There was no greeting at the door, and a Filipino group obviously had some sort of "do" in progress that was causing much commotion in the rear of the church. At the exchange of the sign of peace, an elderly man turned to me and said, "Hi, I'm Joe." I responded, "Pax et Bonum", appropriately for the territory.

Was your pew comfortable?
Yes, rather standard.

How would you describe the pre-service atmosphere?
The general impression was very hectic: many people lighting candles, whispering to one another on the confession queue, preparing for some sort of gathering, and, just maybe, gossiping here and there. I myself had an irreverent giggle as I read through the adult education leaflet – it seemed very... creative, and rather New Age, in some of its offerings.

What were the exact opening words of the service?
"The grace of our Lord Jesus Christ, and the love of God, and the fellowship of the Holy Spirit be with you all."

What books did the congregation use during the service?
Missalette, from Liturgical Press, if I recall correctly.

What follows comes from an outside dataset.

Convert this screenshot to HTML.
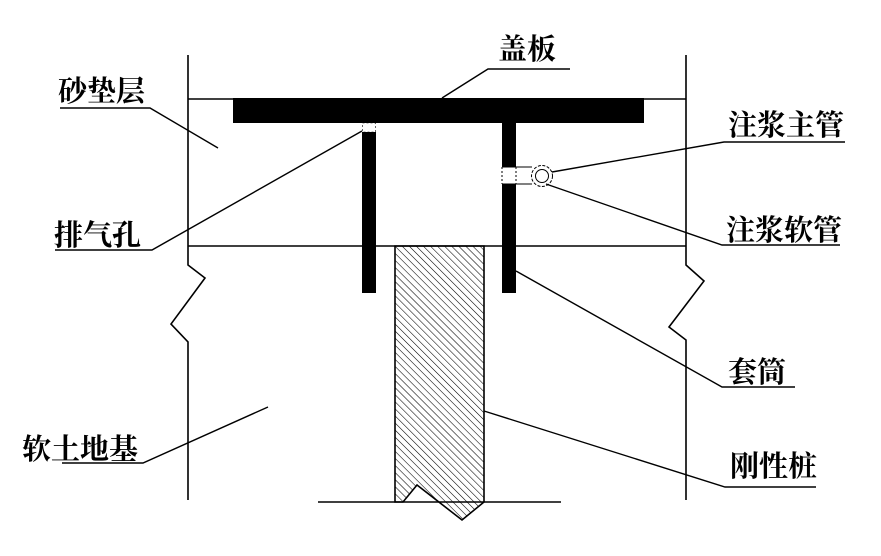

What musical instruments were played?

Did anything distract you?
Though the service was conducted with reverence, if not style, the entire atmosphere was a bit distracting. The congregation was largely devout but not terribly attentive. My heart ached for some homeless people who were catching a nap in a few pews.

Was the worship stiff-upper-lip, happy clappy, or what?
Franciscans have never really earned a reputation for being a class act, and in that sense the service might be termed very traditional. There was warmth and a certain homely reverence, but the entire quality was rather bargain basement.

Exactly how long was the sermon?
Forgot to check my watch, but I would estimate 8 minutes.

On a scale of 1-10, how good was the preacher?
3. He somehow related the Gospels to "self-esteem", a topic as stale as a week old scone.

In a nutshell, what was the sermon about?
We can "live gracefully" – God grants us self-esteem. I blush to admit that I found it so boring that I kept going back to that education leaflet, with its mention of the enneagram, trendy psychology and films, just to keep myself entertained. (I'd had two margaritas at TGI Friday's, round the corner, before time, and it was an effort to stay awake.)

Which part of the service was like being in heaven?
There was a sense of warm community spirit that came through despite the standard New York bustle. I was very moved by the devotion I could see in the faces and actions of some of those around me, and I love a church where the homeless are welcome to nap. Francis of Assisi seemed very near, though he was rather more musical than this crowd.

And which part was like being in... er... the other place?
Realising, as my scribbled notes contained more disparaging comments about the parish's lack of style and poor music, what a snob I must be at heart.

What happened when you hung around after the service looking lost?
One of the homeless approached me and, as we smoked together, told me about how he'd obtained a pair of new boots when he begged outside the door of an Al-Anon meeting. "I sold them, of course." "I know you did."

How would you describe the after-service coffee?
There was none.

How would you feel about making this church your regular (where 10 = ecstatic, 0 = terminal)?

Did the service make you feel glad to be a Christian?
Yes. The sense of warmth, fellowship, devotion and service to the poor was very strengthening, even if my aesthetic sense was not exactly satisfied. The bread line, counselling centre and some leaflets made it plain that the commitment to helping those in need is not taken lightly here.

What one thing will you remember about all this in seven days' time?
Seeing such a large crowd for the eucharist and for confession reminded me that there are many, thankfully, for whom the sacraments are a vital part of life.